Ex. "Convert 3.598x10^3 picometers to kilometers."
Helpful Tips
- Don't forget your dimensions (e.g., there are 10 decimeters in a meter, but there are 100 square decimeters in a square meter, and 1,000 cubic decimeters in a cubic meter)
- To perform a conversion, one easy way is to multiply the number they give you by the multiplier of the old unit divided by the multiplier of the new unit. Using the example above:
[math]\displaystyle{ 3.598 \times 10^3 pm * \frac{10^{-12}}{10^3} = 3.598 \times 10^3 * 10^{-15} = 3.598 \times 10^{-12} km }[/math]
- Since scientific notation always uses a base of 10, you can do this in your head very easily because you can subtract the exponent of the new unit from the exponent of the old unit to get the exponent you need to multiply by. So in the above example, you would take -12 (the exponent for pico) and then subtract 3 (the exponent for kilo) from it. Then when you multiply 10^3 by 10^-15, all you need to do is add the exponents to get 10^-12, which will give you 3.598x10^-12. In almost all conversions, you are only changing the exponent, so you are really only adding and subtracting exponents most of the time.
- To summarize exponent operations:
- [math]\displaystyle{ 10^a \times 10^b = 10^{a+b} }[/math]
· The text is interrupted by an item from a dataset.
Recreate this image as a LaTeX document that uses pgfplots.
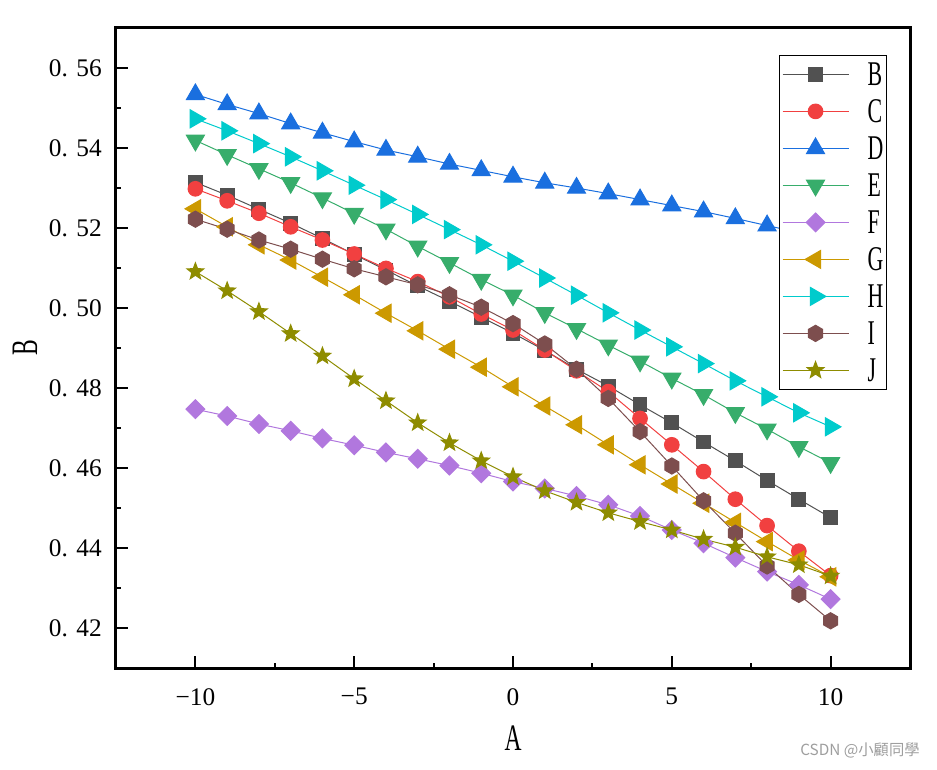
\documentclass[border=0pt]{standalone}
\usepackage{fontspec}
\setmainfont{Liberation Serif}
\newfontfamily\condserif[FakeStretch=0.63]{Liberation Serif}
\newfontfamily\cjk{Noto Sans CJK TC}
\usepackage{pgfplots}
\usepackage{pgfplotstable}
\pgfplotsset{compat=1.18}

\definecolor{cB}{HTML}{515151}
\definecolor{cC}{HTML}{F14040}
\definecolor{cD}{HTML}{1A6FDF}
\definecolor{cE}{HTML}{37AD6B}
\definecolor{cF}{HTML}{B177DE}
\definecolor{cG}{HTML}{CC9900}
\definecolor{cH}{HTML}{00CBCC}
\definecolor{cI}{HTML}{7D4E4E}
\definecolor{cJ}{HTML}{8E8C00}

\pgfdeclareplotmark{hexagon*}{%
  \pgfpathmoveto{\pgfpointpolar{90}{\pgfplotmarksize}}%
  \pgfpathlineto{\pgfpointpolar{150}{\pgfplotmarksize}}%
  \pgfpathlineto{\pgfpointpolar{210}{\pgfplotmarksize}}%
  \pgfpathlineto{\pgfpointpolar{270}{\pgfplotmarksize}}%
  \pgfpathlineto{\pgfpointpolar{330}{\pgfplotmarksize}}%
  \pgfpathlineto{\pgfpointpolar{30}{\pgfplotmarksize}}%
  \pgfpathclose\pgfusepathqfillstroke}
\pgfdeclareplotmark{fstar}{%
  \pgfpathmoveto{\pgfpointpolar{90}{\pgfplotmarksize}}%
  \pgfpathlineto{\pgfpointpolar{126}{0.42\pgfplotmarksize}}%
  \pgfpathlineto{\pgfpointpolar{162}{\pgfplotmarksize}}%
  \pgfpathlineto{\pgfpointpolar{198}{0.42\pgfplotmarksize}}%
  \pgfpathlineto{\pgfpointpolar{234}{\pgfplotmarksize}}%
  \pgfpathlineto{\pgfpointpolar{270}{0.42\pgfplotmarksize}}%
  \pgfpathlineto{\pgfpointpolar{306}{\pgfplotmarksize}}%
  \pgfpathlineto{\pgfpointpolar{342}{0.42\pgfplotmarksize}}%
  \pgfpathlineto{\pgfpointpolar{18}{\pgfplotmarksize}}%
  \pgfpathlineto{\pgfpointpolar{54}{0.42\pgfplotmarksize}}%
  \pgfpathclose\pgfusepathqfillstroke}

\pgfplotstableread{
x B C D E F G H I J
-10 0.5314 0.5298 0.5534 0.5419 0.4747 0.5248 0.5473 0.5222 0.5091
-9 0.5282 0.5268 0.5509 0.5383 0.4730 0.5203 0.5443 0.5197 0.5043
-8 0.5247 0.5237 0.5486 0.5348 0.4710 0.5158 0.5411 0.5170 0.4991
-7 0.5212 0.5203 0.5461 0.5313 0.4693 0.5120 0.5378 0.5147 0.4936
-6 0.5174 0.5170 0.5438 0.5275 0.4674 0.5077 0.5343 0.5122 0.4880
-5 0.5134 0.5135 0.5416 0.5236 0.4657 0.5033 0.5307 0.5098 0.4823
-4 0.5095 0.5099 0.5395 0.5197 0.4639 0.4987 0.5271 0.5078 0.4768
-3 0.5055 0.5066 0.5378 0.5154 0.4623 0.4943 0.5234 0.5058 0.4713
-2 0.5017 0.5028 0.5360 0.5113 0.4606 0.4897 0.5196 0.5033 0.4663
-1 0.4977 0.4985 0.5344 0.5071 0.4587 0.4852 0.5158 0.5002 0.4618
0 0.4937 0.4945 0.5328 0.5032 0.4566 0.4803 0.5117 0.4961 0.4578
1 0.4894 0.4895 0.5313 0.4988 0.4549 0.4755 0.5075 0.4910 0.4543
2 0.4847 0.4843 0.5300 0.4948 0.4530 0.4708 0.5032 0.4847 0.4514
3 0.4805 0.4791 0.5286 0.4907 0.4508 0.4658 0.4988 0.4774 0.4488
4 0.4758 0.4724 0.5271 0.4867 0.4480 0.4608 0.4945 0.4691 0.4466
5 0.4713 0.4658 0.5256 0.4824 0.4445 0.4560 0.4903 0.4605 0.4445
6 0.4665 0.4591 0.5241 0.4783 0.4412 0.4512 0.4861 0.4518 0.4422
7 0.4618 0.4522 0.5224 0.4738 0.4376 0.4464 0.4818 0.4437 0.4402
8 0.4569 0.4456 0.5206 0.4697 0.4341 0.4416 0.4778 0.4355 0.4378
9 0.4522 0.4392 0.5189 0.4653 0.4308 0.4370 0.4738 0.4284 0.4358
10 0.4476 0.4331 0.5172 0.4613 0.4272 0.4328 0.4703 0.4218 0.4330
}\data

\begin{document}
\begin{tikzpicture}
\begin{axis}[
  name=ax,
  width=595.5pt, height=480pt, scale only axis,
  xmin=-12.5, xmax=12.5, ymin=0.41, ymax=0.57,
  xtick={-10,-5,0,5,10},
  xticklabels={−10,−5,0,5,10},
  minor xtick={-7.5,-2.5,2.5,7.5},
  ytick={0.42,0.44,0.46,0.48,0.50,0.52,0.54,0.56},
  yticklabels={0. 42,0. 44,0. 46,0. 48,0. 50,0. 52,0. 54,0. 56},
  minor ytick={0.43,0.45,0.47,0.49,0.51,0.53,0.55},
  tick align=inside,
  xtick pos=bottom, ytick pos=left,
  major tick length=8.8pt, minor tick length=3.75pt,
  every tick/.append style={black, line width=1.5pt},
  axis line style={line width=2.25pt},
  tick label style={font=\fontsize{19}{19}\selectfont},
  xticklabel style={inner sep=0pt, anchor=north, yshift=-15pt},
  yticklabel style={inner sep=0pt, anchor=east, xshift=-10.5pt},
  xlabel={A}, ylabel={B},
  label style={font=\condserif\fontsize{28}{28}\selectfont},
  xlabel style={at={(axis description cs:0.5,-0.109)}, anchor=center},
  ylabel style={at={(axis description cs:-0.1146,0.5)}, anchor=center},
  legend cell align=left,
  legend style={at={(0.971,0.958)}, anchor=north east, draw=black,
    line width=0.75pt, fill=white, inner xsep=2.25pt, inner ysep=2.25pt,
    column sep=14pt, row sep=3.75pt,
    font=\condserif\fontsize{26}{26}\selectfont,
    nodes={inner sep=0pt, text height=20.6pt, text depth=3.4pt}},
  legend image code/.code={\draw[mark repeat=2,mark phase=2] plot coordinates {(0pt,0pt) (24.75pt,0pt) (49.5pt,0pt)};},
]
\addplot[color=cB, line width=0.75pt, mark=square*, mark size=5.2pt, mark options={solid, fill=cB}] table[x=x,y=B]{\data};
\addlegendentry{B}
\addplot[color=cC, line width=0.75pt, mark=*, mark size=5.5pt, mark options={solid, fill=cC}] table[x=x,y=C]{\data};
\addlegendentry{C}
\addplot[color=cD, line width=0.75pt, mark=triangle*, mark size=7.8pt, mark options={solid, fill=cD}] table[x=x,y=D]{\data};
\addlegendentry{D}
\addplot[color=cE, line width=0.75pt, mark=triangle*, mark size=7.8pt, mark options={solid, fill=cE, rotate=180}] table[x=x,y=E]{\data};
\addlegendentry{E}
\addplot[color=cF, line width=0.75pt, mark=square*, mark size=5pt, mark options={solid, fill=cF, rotate=45}] table[x=x,y=F]{\data};
\addlegendentry{F}
\addplot[color=cG, line width=0.75pt, mark=triangle*, mark size=7.8pt, mark options={solid, fill=cG, rotate=90}] table[x=x,y=G]{\data};
\addlegendentry{G}
\addplot[color=cH, line width=0.75pt, mark=triangle*, mark size=7.8pt, mark options={solid, fill=cH, rotate=-90}] table[x=x,y=H]{\data};
\addlegendentry{H}
\addplot[color=cI, line width=0.75pt, mark=hexagon*, mark size=6.1pt, mark options={solid, fill=cI}] table[x=x,y=I]{\data};
\addlegendentry{I}
\addplot[color=cJ, line width=0.75pt, mark=fstar, mark size=6.6pt, mark options={solid, fill=cJ}] table[x=x,y=J]{\data};
\addlegendentry{J}
\end{axis}
\node[anchor=east, xshift=603pt, yshift=-61.5pt, text=black!38, inner sep=0pt, font=\cjk\fontsize{11.5}{11.5}\selectfont] at (ax.south west) {CSDN @小顧同學};
\pgfresetboundingbox
\path[use as bounding box] ([xshift=-87pt,yshift=-75.75pt]ax.south west) rectangle ([xshift=20.25pt,yshift=21pt]ax.north east);
\end{tikzpicture}
\end{document}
- [math]\displaystyle{ \frac{10^a}{10^b} = 10^{a-b} }[/math]
Special Units
- A metric ton or tonne is 1000 kilograms, or 1 megagram.
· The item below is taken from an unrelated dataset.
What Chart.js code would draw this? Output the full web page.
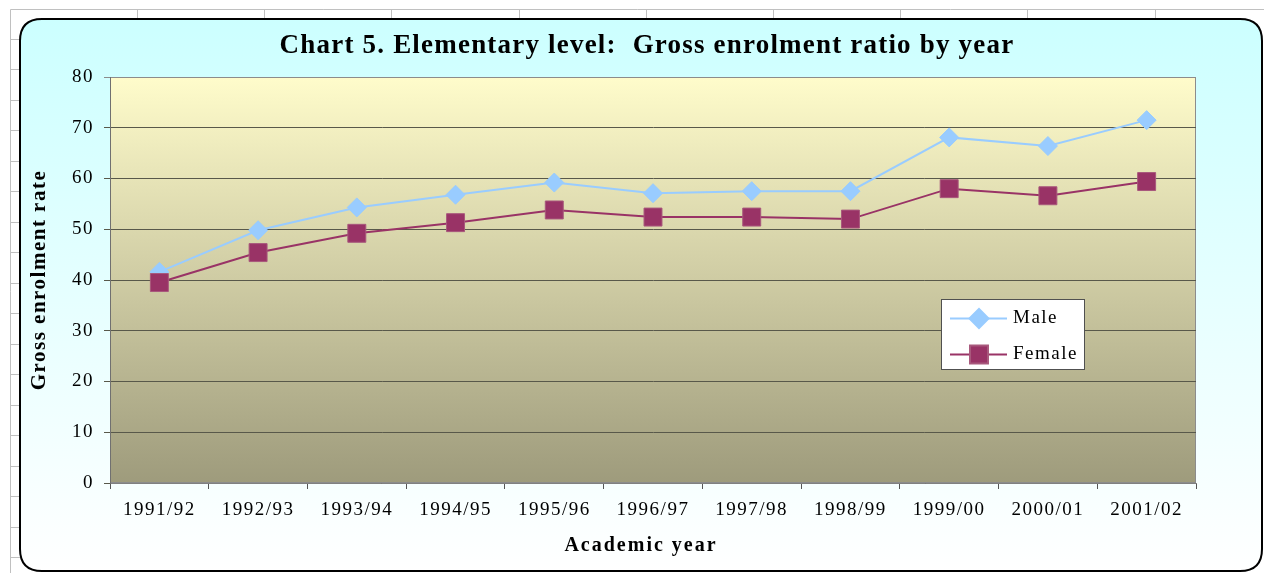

- A Kelvin is degrees Celsius plus 273.15.
Metric Prefix Table
| Prefix | Symbol | Multiplier |
|---|---|---|
| yotta | Y | [math]\displaystyle{ 10^{24} }[/math] |
| zetta | Z | [math]\displaystyle{ 10^{21} }[/math] |
| exa | E | [math]\displaystyle{ 10^{18} }[/math] |
| peta | P | [math]\displaystyle{ 10^{15} }[/math] |
| tera | T | [math]\displaystyle{ 10^{12} }[/math] |
| giga | G | [math]\displaystyle{ 10^9 }[/math] |
| mega | M | [math]\displaystyle{ 10^6 }[/math] |
| kilo | k | [math]\displaystyle{ 10^3 }[/math] |
| hecto | h | [math]\displaystyle{ 10^2 }[/math] |
| deca (also deka) | da | [math]\displaystyle{ 10^1 }[/math] |
| --- | --- | [math]\displaystyle{ 10^0 }[/math] |
| deci | d | [math]\displaystyle{ 10^{-1} }[/math] |
| centi | c | [math]\displaystyle{ 10^{-2} }[/math] |
| milli | m | [math]\displaystyle{ 10^{-3} }[/math] |
| micro | [math]\displaystyle{ \mu }[/math] | [math]\displaystyle{ 10^{-6} }[/math] |
| nano | n | [math]\displaystyle{ 10^{-9} }[/math] |
| pico | p | [math]\displaystyle{ 10^{-12} }[/math] |
| femto | f | [math]\displaystyle{ 10^{-15} }[/math] |
| atto | a | [math]\displaystyle{ 10^{-18} }[/math] |
| zepto | z | [math]\displaystyle{ 10^{-21} }[/math] |
| yocto | y | [math]\displaystyle{ 10^{-24} }[/math] |
Scoring
- Answers must have the correct unit and correct value to receive points. *Answers must also have the same amount of significant figures as the value teams were given.
- Correct answers receive 5 points.
Other Precautions
Make sure to:
- return measuring devices to their original position
- clean up any spills
- never alter equipment without first asking an event supervisor (zeroing a balance, etc.-can result in disqualification)
Any of these violations will result in a 10 point penalty, each time.
- Whether doing math or measuring, always be sure to use significant figures.
Practice and Resources
Plastic vernier calipers can be picked up at many hardware stores. Instrument help online: There are many sites available to learning how to use tools such as a micrometer or a vernier caliper. If you use Google to search for a "vernier scale", you will find many usable sites.
A good way to practice this event is to just estimate and measure everything in sight. Make sure to give yourself units that objects wouldn't usually be measured in (e.g. a door in cm and a doorknob in km) and hard properties (e.g. density, mass, force, etc.)!